The trade unions organising today’s protest, the RMT, GMB, Unite and TSSA, have no record of defending jobs at Bombardier or elsewhere. They have collaborated with the government and the employers again and again in destroying jobs. They have seized upon the decision to place Bombardier on “stand-by”, in case of problems with the Siemens bid, to claim that the deal has not been finalised and can be reversed if enough “pressure” is applied.

But like Labour before it, this government is an instrument of the financial elite and carries out its dictates. The fate of workers in the ship building, steel, mining and rail industry is a warning to Bombardier workers of what they face.

Unite General Secretary Len McCluskey has urged the government to “act swiftly and decisively to save Britain’s last train manufacturer”, but he has no intention of saving jobs. “Unite will be working tirelessly to maximise voluntary redundancies and natural wastage, and we expect the company to fully cooperate with us”, he declared.

McCluskey is fresh from imposing a bitter defeat on British Airways workers who fought for nearly two years against efforts to smash up their working conditions. The agreement signed resulted in the slashing of jobs and the introduction of a two-tier workforce with new entrants on inferior pay. Unite signed up to a scabs charter, agreeing to BA’s right to train and use a special pool of replacement cabin crew in the event of any future strike.

The Rail Maritime Transport Workers Union (RMT), led by Bob Crow, is involved in what they describe as a “redundancy consultation” process.

Crow comes fresh from collaborating with London Conservative Mayor Boris Johnson imposing 800 job losses on London Underground workers. On the basis of a review procedure the RMT called off a series of strikes. The review then simply rubber stamped the original decision on redundancies.

The trade unions are presenting Bombardier as the victim of a plot by the European Union, the government and Siemens as though it was a model employer courageously battling to defend its workforce against predatory capitalists. In truth Bombardier is a huge transnational corporation just as ruthless as Siemens in pursuit of profits.

Bombardier wrote to the government declaring that even if their bid was successful they would be firing 1,000 of the 3,000 workforce. This comes on top of continuous job losses and factory closures over the past years.

The fate of the livelihoods of thousands of workers cannot be left in the hands of Conservative ministers, the European Union, executives at Bombardier or Siemens. Neither can any trust be placed in the trade unions and the Labour Party. The unions claim that a defence of “British” industry is the only way to preserve jobs. The RMT has produced a report on the practices of Siemens in cornering markets. But Bombardier is a huge Canadian transnational corporation. The RMT is only seeking to justify its efforts to build relations with the Tories and is pitting workers at Bombardier against their colleagues in Germany rather than appealing for solidarity action. That is why the campaign has won the support of Rupert Murdoch’s The Times and The Sun and the Daily Mail and Daily Express.

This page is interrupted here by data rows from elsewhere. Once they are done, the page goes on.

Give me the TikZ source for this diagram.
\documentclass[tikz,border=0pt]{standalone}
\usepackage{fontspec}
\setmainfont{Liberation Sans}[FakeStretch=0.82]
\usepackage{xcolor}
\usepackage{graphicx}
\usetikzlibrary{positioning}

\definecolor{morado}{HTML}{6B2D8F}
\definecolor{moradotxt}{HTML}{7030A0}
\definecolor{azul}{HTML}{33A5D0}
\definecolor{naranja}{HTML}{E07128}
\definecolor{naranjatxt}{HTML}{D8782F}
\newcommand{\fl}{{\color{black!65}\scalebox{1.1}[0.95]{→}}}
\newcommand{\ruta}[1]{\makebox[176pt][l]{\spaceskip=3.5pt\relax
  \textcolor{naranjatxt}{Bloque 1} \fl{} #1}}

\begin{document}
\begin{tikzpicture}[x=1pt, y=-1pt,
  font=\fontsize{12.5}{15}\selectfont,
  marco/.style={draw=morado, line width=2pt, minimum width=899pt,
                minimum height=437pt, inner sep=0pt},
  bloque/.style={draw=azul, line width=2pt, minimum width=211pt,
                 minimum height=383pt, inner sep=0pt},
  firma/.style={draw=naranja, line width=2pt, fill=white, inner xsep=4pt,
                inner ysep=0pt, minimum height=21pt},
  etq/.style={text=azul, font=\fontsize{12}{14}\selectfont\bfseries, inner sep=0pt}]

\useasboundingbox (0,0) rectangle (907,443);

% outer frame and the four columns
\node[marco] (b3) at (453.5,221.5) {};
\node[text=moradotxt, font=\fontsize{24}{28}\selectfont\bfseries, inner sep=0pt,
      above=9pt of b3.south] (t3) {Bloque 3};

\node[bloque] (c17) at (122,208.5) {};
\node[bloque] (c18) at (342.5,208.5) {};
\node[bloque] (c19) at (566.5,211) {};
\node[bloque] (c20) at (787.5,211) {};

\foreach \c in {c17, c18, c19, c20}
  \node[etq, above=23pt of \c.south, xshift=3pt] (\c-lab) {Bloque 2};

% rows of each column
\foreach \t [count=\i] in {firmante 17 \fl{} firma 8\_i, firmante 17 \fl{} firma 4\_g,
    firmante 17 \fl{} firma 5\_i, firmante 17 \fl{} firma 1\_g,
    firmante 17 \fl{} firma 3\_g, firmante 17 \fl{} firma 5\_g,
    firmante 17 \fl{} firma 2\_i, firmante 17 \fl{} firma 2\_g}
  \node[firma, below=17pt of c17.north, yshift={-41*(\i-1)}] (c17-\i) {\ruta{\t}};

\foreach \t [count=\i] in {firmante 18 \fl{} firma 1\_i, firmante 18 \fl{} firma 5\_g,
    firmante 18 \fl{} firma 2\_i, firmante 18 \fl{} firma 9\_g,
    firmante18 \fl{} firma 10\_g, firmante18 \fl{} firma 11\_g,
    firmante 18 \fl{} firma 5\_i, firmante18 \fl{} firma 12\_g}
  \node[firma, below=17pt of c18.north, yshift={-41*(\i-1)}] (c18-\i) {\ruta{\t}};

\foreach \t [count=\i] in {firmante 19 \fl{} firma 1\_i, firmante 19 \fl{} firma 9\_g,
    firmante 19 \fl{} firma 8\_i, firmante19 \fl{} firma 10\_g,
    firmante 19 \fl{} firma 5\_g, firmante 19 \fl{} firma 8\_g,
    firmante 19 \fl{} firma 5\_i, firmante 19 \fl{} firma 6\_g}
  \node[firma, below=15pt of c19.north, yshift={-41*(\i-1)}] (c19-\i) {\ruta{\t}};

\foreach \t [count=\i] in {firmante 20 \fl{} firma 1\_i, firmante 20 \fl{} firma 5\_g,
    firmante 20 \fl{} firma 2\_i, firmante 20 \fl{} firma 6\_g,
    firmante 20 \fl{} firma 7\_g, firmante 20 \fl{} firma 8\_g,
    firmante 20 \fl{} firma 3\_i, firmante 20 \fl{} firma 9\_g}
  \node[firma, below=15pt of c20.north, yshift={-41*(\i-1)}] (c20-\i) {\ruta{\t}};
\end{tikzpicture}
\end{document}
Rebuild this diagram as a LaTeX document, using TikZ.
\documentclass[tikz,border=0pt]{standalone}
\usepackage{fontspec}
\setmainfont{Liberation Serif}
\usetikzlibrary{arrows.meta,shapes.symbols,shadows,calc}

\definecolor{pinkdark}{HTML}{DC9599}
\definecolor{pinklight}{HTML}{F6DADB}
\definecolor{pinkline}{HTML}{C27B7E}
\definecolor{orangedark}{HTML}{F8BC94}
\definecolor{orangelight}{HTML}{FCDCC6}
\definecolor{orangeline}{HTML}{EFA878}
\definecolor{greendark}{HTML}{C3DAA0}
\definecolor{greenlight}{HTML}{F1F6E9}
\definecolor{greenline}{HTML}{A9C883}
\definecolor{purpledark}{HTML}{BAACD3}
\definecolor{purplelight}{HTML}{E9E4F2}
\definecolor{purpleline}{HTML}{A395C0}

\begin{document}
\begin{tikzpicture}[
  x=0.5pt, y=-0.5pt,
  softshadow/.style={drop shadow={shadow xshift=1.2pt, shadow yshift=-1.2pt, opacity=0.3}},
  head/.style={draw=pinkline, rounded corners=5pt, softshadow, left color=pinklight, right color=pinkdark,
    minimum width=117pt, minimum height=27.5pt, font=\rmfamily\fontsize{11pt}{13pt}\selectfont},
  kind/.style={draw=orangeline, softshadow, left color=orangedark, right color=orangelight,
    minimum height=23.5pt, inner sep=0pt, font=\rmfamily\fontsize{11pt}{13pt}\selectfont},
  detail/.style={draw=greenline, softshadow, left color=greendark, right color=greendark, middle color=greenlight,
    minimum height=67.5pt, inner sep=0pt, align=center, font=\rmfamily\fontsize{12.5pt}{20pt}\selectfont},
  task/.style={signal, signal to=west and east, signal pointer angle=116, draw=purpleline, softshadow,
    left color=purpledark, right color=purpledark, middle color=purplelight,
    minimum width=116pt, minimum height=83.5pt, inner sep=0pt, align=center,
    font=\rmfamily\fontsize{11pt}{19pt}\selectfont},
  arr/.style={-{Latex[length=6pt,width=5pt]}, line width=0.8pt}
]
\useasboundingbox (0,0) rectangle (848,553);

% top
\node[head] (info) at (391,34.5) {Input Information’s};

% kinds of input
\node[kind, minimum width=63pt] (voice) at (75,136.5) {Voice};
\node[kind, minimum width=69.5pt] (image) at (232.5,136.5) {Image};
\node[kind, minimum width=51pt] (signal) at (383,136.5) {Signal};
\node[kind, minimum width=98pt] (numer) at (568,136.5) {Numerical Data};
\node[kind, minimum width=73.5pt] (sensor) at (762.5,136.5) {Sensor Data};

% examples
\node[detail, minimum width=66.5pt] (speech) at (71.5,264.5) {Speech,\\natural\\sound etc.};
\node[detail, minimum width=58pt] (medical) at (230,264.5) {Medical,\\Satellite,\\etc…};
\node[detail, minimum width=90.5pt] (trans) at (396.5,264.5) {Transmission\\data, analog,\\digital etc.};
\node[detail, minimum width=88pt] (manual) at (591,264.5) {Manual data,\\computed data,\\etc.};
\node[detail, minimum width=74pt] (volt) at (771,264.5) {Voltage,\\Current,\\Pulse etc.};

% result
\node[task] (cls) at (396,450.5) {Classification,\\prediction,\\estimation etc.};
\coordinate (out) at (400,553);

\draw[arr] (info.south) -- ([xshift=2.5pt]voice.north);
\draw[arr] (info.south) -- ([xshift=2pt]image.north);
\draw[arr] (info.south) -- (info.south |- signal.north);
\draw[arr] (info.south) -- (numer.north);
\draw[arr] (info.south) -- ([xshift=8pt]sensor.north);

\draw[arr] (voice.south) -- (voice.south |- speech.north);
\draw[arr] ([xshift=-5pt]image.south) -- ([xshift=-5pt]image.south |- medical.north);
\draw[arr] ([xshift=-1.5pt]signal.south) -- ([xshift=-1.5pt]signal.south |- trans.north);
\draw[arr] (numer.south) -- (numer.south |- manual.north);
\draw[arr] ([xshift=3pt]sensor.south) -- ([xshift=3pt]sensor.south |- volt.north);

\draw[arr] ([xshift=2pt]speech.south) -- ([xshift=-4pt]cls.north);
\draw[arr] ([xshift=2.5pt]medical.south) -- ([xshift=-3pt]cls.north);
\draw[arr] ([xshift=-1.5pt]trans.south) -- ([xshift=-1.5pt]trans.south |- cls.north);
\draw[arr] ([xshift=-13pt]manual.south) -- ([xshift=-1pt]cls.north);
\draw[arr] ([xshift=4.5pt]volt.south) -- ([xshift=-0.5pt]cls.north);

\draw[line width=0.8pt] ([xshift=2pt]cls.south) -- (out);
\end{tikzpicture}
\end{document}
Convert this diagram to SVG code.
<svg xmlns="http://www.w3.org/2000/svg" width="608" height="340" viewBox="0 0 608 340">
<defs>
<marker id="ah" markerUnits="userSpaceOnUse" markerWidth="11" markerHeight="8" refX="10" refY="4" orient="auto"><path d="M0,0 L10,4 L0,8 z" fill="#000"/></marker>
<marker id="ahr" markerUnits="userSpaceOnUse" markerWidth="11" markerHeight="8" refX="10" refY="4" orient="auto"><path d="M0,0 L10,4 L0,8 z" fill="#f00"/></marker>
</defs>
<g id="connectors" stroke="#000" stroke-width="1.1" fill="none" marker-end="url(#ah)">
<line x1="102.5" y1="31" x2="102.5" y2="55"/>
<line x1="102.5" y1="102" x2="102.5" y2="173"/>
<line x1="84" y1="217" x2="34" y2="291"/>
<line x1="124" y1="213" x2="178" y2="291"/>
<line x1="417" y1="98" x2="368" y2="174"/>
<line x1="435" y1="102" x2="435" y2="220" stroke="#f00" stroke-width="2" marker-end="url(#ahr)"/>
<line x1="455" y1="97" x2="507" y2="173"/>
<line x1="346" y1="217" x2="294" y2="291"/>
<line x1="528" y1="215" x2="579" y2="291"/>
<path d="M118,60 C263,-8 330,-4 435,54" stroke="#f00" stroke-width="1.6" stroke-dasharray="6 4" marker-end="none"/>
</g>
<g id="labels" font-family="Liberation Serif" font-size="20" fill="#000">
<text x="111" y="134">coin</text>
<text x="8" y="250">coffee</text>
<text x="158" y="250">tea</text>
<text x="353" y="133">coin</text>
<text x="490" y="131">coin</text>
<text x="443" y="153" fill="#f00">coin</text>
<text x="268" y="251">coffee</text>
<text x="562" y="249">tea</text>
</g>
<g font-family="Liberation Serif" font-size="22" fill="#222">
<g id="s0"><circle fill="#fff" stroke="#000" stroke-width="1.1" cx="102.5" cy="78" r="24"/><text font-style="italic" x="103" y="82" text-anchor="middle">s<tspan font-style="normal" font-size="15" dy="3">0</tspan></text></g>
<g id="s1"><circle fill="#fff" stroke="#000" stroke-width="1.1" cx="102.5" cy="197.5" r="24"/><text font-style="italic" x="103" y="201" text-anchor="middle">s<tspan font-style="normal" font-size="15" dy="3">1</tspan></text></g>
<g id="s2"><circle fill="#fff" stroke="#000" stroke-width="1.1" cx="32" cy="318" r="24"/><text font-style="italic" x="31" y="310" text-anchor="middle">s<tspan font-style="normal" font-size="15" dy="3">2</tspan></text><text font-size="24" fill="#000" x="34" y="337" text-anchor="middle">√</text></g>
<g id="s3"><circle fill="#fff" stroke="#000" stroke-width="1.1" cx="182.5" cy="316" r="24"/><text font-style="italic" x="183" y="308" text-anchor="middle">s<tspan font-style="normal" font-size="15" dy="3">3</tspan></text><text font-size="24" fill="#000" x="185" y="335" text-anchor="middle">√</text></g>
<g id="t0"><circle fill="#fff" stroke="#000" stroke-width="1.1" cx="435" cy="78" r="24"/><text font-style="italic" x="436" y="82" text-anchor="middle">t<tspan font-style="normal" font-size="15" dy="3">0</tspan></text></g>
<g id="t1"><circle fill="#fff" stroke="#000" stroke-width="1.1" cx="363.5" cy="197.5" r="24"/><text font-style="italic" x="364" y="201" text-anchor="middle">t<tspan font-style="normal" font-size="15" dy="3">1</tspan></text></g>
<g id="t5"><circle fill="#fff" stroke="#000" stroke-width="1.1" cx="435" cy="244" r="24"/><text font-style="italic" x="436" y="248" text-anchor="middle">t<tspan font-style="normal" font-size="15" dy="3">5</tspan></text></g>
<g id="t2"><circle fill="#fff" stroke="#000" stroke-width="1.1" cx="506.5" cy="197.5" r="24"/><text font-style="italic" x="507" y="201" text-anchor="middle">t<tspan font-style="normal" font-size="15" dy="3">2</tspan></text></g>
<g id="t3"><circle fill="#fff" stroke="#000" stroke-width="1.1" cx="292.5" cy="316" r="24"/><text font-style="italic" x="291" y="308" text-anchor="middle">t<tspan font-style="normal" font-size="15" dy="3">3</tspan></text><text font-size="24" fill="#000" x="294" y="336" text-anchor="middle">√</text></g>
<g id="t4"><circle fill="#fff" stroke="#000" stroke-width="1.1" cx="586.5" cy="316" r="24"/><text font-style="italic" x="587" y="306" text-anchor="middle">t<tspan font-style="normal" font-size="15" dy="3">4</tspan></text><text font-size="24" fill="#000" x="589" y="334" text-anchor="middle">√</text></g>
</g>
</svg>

Workers must take their stand on the arena of class struggle, not economic protectionism, which, as in the 1930s, would end in disaster.

Bombardier workers must mobilise a rank-and-file movement oriented towards building solidarity action with other sections of workers now facing mass job losses and speed-ups. They must make an appeal to workers throughout Britain, to their colleagues in Siemens in Germany and throughout Europe, for a unified offensive against the attacks waged by the employers in every corporation. Against the beggar-thy-neighbour politics of the union apparatchiks, the demand must be “An injury to one is an injury to all!”

All redundancies must be opposed and the factory occupied to prevent closure and the removal of machinery. Such an action would be a powerful rallying point for a mass strike movement of workers in the public and private sector, directed not at appeals to the government but at bringing it down and forming a genuinely democratic workers’ government.

Such a government would remove the railway network from private ownership and pour billions in major investment into the dilapidated rail network and train building sector that is so essential to a modern mass society.